> [EXERCISE INSTRUCTIONS]: Look for the line containing "Generate a web" and the line containing "const months = d3.timeMonth.range(new" in the entries below. Copy those two and all lines between them exactly, leaving out pictures.
>> START
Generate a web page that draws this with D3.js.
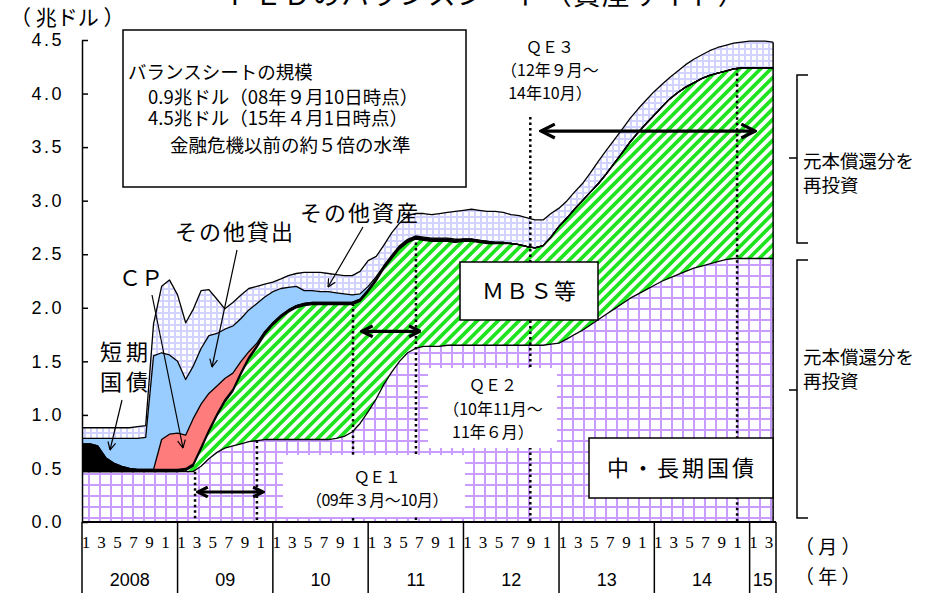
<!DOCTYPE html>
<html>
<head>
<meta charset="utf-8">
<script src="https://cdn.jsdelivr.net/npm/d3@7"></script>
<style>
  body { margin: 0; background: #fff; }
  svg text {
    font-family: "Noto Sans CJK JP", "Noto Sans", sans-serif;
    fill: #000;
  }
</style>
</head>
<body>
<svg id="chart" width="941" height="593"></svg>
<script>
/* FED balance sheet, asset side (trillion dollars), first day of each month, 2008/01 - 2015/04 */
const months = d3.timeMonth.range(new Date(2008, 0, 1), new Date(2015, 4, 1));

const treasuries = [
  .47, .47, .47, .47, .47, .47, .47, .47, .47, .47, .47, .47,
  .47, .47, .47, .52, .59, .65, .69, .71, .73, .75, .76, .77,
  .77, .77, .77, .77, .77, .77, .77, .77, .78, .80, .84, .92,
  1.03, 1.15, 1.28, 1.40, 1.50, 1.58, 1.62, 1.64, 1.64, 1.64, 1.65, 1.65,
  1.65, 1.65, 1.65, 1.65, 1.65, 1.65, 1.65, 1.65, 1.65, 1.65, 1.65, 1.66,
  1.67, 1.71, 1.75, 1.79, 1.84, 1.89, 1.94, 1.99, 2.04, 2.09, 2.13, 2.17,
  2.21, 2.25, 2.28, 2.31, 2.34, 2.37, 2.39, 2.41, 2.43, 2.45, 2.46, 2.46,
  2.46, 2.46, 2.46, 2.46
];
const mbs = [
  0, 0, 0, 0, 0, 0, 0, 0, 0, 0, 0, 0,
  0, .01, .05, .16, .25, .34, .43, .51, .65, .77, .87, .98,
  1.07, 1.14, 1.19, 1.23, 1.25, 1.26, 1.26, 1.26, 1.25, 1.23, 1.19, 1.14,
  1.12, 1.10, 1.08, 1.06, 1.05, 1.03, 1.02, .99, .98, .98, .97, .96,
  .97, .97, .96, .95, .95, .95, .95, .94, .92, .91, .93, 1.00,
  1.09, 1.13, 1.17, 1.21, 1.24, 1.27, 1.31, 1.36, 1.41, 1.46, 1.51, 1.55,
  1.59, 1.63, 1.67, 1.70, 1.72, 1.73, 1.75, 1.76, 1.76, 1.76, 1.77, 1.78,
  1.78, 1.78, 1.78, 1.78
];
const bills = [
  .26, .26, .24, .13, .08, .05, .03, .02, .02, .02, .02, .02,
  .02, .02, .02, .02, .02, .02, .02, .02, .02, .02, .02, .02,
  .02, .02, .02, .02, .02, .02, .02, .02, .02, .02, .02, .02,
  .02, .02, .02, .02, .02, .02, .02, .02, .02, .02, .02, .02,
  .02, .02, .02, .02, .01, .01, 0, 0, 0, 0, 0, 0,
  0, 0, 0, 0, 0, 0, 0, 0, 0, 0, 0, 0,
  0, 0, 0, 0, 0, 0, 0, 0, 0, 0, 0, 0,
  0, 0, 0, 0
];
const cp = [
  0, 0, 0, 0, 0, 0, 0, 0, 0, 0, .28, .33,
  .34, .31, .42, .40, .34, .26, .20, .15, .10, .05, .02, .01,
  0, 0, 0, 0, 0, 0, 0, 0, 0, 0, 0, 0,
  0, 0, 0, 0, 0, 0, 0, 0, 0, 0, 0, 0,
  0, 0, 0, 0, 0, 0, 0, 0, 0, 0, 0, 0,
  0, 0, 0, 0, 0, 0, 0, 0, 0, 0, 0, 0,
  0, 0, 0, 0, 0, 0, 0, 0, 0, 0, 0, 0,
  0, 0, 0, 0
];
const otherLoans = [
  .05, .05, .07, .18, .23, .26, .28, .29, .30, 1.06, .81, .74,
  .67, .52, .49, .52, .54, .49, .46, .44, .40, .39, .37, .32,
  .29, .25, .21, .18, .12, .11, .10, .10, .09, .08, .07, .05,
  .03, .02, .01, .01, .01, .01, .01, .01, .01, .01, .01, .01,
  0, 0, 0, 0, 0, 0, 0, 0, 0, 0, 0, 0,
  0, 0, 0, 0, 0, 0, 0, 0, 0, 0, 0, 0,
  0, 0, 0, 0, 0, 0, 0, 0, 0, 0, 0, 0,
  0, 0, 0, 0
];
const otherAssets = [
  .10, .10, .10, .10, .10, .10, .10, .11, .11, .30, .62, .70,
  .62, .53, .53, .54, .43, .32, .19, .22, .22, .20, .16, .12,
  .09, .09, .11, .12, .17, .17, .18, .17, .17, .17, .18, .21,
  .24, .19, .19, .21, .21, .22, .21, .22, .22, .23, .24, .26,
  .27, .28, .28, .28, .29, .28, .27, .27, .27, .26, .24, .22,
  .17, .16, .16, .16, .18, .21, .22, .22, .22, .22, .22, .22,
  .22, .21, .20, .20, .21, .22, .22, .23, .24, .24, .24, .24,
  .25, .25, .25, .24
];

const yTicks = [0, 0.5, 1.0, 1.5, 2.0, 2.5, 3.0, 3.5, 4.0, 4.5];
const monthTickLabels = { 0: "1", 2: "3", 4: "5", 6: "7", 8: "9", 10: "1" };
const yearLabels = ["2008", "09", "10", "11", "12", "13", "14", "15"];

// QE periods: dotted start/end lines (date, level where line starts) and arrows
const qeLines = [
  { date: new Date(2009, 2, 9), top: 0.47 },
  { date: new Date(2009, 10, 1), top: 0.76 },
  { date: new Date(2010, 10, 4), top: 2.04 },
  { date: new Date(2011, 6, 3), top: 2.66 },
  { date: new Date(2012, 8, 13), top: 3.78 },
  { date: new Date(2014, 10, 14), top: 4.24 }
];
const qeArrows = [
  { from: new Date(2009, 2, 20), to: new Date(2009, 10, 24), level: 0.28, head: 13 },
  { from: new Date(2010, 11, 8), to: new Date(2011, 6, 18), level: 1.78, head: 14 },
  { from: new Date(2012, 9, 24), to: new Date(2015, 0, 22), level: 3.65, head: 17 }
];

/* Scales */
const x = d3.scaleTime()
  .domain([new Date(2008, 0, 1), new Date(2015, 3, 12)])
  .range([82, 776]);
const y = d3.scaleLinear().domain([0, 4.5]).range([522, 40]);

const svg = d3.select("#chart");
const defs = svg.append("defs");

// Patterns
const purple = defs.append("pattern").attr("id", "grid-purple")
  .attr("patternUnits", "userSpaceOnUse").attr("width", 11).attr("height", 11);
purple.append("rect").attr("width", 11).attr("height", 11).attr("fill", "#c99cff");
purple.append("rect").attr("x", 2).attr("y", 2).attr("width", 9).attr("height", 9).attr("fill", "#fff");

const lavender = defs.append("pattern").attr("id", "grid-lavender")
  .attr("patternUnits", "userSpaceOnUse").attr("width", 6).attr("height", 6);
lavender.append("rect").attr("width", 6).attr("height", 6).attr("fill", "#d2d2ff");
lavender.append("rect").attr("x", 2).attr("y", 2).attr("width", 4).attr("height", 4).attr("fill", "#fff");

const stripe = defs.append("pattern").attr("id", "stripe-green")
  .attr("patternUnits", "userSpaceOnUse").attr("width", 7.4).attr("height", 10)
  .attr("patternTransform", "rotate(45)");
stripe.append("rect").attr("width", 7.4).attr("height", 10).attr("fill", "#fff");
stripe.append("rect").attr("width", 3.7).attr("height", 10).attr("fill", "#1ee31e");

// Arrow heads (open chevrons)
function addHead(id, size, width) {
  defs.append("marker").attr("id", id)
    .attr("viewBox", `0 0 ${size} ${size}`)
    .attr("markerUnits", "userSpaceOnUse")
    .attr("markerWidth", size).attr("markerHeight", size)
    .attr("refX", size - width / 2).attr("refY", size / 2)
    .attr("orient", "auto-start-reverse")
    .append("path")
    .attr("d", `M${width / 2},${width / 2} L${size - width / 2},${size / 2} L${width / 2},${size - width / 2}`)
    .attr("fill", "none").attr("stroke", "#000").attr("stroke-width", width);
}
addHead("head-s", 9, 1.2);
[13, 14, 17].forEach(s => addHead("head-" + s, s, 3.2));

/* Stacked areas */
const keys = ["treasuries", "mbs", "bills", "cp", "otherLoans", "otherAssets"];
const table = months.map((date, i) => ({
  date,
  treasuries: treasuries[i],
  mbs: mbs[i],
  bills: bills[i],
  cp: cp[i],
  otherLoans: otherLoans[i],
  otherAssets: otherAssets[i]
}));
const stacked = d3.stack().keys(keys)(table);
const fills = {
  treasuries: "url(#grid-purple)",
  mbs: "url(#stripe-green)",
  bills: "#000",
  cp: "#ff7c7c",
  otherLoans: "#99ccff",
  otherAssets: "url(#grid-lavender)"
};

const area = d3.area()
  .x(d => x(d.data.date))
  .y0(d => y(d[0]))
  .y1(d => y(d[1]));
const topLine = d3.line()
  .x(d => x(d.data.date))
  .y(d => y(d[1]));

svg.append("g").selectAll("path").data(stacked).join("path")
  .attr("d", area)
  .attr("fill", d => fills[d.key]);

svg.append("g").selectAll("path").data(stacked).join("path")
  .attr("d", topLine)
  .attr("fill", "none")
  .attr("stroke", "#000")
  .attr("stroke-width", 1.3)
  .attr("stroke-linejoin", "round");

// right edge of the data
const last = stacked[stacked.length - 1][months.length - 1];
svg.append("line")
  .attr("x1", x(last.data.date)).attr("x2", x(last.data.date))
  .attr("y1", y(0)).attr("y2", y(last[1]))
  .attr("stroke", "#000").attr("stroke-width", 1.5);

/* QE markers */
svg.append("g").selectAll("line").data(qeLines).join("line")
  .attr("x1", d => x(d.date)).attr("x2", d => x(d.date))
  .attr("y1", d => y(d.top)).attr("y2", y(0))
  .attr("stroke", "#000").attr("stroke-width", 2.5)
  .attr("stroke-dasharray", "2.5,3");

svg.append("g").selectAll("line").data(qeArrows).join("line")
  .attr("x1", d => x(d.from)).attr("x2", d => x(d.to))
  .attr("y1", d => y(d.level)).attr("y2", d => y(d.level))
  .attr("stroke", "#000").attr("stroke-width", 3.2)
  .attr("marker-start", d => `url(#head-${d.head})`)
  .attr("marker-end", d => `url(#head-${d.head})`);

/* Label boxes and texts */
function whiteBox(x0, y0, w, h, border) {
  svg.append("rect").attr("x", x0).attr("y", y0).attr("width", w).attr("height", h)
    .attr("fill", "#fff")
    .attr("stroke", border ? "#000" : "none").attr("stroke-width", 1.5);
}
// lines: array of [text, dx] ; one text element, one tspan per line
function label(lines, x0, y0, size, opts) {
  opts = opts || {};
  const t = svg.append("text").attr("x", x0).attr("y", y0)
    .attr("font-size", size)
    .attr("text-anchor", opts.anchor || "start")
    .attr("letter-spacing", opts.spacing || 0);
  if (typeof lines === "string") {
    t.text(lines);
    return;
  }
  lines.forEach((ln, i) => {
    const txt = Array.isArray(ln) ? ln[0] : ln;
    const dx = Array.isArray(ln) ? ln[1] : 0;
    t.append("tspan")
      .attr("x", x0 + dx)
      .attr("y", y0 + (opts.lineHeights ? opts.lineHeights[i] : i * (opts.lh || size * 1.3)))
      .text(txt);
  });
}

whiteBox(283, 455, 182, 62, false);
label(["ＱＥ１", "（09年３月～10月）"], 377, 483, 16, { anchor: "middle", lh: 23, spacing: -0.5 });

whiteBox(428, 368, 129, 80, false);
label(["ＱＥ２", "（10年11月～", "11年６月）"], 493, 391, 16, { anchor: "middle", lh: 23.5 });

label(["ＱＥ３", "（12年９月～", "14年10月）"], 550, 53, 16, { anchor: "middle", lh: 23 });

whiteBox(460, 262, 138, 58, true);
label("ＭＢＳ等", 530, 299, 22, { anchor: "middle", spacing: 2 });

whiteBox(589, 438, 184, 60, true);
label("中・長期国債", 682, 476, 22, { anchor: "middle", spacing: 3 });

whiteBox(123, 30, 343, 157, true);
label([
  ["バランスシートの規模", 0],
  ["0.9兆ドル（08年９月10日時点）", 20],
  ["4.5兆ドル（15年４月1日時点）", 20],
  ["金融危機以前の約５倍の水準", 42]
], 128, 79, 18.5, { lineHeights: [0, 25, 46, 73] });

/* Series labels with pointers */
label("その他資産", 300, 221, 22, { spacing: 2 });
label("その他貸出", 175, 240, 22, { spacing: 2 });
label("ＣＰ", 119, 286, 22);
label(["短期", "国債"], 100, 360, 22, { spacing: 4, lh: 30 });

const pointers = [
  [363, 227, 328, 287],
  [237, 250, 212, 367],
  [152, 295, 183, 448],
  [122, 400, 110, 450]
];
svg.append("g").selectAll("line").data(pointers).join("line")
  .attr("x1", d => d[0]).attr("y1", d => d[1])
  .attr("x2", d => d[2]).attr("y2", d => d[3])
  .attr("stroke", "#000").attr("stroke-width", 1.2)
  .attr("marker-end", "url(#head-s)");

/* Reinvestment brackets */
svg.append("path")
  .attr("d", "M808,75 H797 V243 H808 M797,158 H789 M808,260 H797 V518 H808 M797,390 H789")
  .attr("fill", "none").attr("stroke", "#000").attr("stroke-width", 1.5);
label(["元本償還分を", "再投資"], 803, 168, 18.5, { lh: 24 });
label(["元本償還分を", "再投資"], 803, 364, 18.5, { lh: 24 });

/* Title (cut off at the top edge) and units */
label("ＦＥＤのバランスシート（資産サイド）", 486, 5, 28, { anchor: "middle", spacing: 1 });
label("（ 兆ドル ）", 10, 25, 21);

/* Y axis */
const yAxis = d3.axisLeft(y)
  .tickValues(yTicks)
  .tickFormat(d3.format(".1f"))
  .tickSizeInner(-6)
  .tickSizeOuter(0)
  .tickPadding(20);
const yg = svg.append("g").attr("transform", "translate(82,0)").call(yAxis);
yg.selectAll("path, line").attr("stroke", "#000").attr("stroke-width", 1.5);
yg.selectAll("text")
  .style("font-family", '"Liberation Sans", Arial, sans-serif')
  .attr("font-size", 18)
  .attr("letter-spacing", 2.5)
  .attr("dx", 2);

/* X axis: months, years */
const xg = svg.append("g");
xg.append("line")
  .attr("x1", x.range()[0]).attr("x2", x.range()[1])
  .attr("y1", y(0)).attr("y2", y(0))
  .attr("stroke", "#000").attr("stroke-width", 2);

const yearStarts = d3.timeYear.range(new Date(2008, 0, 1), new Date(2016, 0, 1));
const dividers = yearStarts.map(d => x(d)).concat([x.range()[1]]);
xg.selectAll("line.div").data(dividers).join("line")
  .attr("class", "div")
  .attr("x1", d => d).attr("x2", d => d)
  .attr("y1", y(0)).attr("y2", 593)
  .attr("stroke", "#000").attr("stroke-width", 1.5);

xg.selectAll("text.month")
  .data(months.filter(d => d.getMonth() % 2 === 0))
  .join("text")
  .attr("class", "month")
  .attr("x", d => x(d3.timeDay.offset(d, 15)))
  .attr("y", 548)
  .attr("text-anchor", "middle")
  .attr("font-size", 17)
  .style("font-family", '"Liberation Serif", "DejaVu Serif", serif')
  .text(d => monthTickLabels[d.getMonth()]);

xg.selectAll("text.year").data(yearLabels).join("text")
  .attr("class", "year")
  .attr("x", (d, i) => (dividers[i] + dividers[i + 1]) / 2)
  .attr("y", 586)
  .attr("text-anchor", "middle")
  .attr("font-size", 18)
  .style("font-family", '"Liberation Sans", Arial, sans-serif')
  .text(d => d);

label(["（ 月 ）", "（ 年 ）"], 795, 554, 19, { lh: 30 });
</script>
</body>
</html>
>> END
>> START
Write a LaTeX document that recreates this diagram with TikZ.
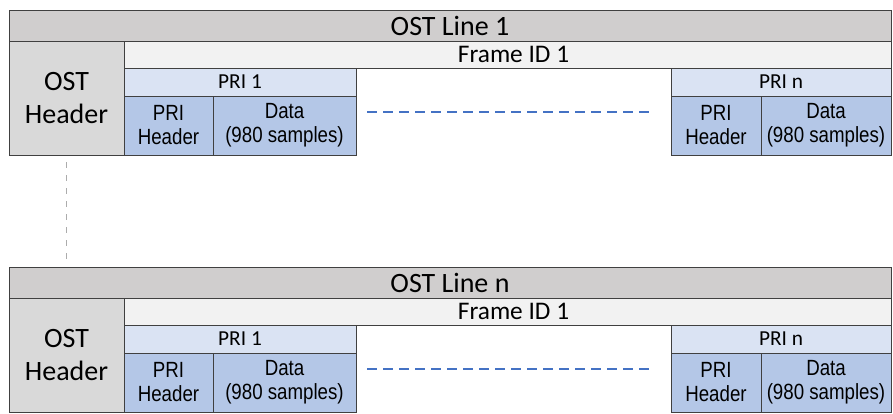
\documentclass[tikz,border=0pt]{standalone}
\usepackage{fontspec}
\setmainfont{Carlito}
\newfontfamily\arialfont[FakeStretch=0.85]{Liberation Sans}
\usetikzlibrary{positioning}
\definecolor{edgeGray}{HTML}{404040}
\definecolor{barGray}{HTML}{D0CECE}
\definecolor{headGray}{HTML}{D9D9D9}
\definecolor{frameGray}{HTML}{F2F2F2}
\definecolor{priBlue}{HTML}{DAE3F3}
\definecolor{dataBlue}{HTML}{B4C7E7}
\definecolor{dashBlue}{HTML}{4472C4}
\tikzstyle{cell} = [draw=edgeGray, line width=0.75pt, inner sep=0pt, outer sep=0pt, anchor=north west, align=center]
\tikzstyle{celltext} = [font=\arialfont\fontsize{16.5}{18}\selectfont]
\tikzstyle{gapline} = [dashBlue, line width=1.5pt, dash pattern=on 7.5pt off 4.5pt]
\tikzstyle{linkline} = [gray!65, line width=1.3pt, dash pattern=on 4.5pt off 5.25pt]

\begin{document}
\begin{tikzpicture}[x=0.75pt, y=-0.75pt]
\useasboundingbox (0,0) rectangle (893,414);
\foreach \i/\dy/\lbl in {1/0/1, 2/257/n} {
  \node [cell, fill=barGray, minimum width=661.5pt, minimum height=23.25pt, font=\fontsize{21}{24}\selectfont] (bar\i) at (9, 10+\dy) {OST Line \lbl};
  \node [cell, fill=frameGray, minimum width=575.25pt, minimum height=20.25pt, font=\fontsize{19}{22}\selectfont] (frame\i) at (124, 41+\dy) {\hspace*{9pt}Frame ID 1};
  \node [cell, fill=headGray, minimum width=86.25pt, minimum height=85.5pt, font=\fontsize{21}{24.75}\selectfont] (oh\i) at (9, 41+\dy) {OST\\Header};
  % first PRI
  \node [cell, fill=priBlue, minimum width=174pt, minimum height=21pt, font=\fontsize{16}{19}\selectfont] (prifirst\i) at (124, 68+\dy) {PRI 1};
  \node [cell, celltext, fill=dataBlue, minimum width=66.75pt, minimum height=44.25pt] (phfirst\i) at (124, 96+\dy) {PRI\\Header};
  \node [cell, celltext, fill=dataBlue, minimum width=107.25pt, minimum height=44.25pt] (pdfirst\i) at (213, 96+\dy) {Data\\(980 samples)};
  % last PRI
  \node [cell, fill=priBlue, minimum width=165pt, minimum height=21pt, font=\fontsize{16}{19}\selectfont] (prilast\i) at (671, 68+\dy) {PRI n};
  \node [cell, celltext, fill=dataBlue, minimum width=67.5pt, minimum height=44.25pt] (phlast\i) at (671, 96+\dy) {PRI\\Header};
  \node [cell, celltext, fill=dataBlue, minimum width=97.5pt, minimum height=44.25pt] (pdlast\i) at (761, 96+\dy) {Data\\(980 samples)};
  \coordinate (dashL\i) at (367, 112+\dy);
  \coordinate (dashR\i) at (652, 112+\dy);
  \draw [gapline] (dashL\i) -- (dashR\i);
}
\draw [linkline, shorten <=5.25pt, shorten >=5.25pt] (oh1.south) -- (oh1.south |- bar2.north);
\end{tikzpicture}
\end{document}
>> END
> [THE ANSWER]:
Generate a web page that draws this with D3.js.
<!DOCTYPE html>
<html>
<head>
<meta charset="utf-8">
<script src="https://cdn.jsdelivr.net/npm/d3@7"></script>
<style>
  body { margin: 0; background: #fff; }
  svg text {
    font-family: "Noto Sans CJK JP", "Noto Sans", sans-serif;
    fill: #000;
  }
</style>
</head>
<body>
<svg id="chart" width="941" height="593"></svg>
<script>
/* FED balance sheet, asset side (trillion dollars), first day of each month, 2008/01 - 2015/04 */
const months = d3.timeMonth.range(new Date(2008, 0, 1), new Date(2015, 4, 1));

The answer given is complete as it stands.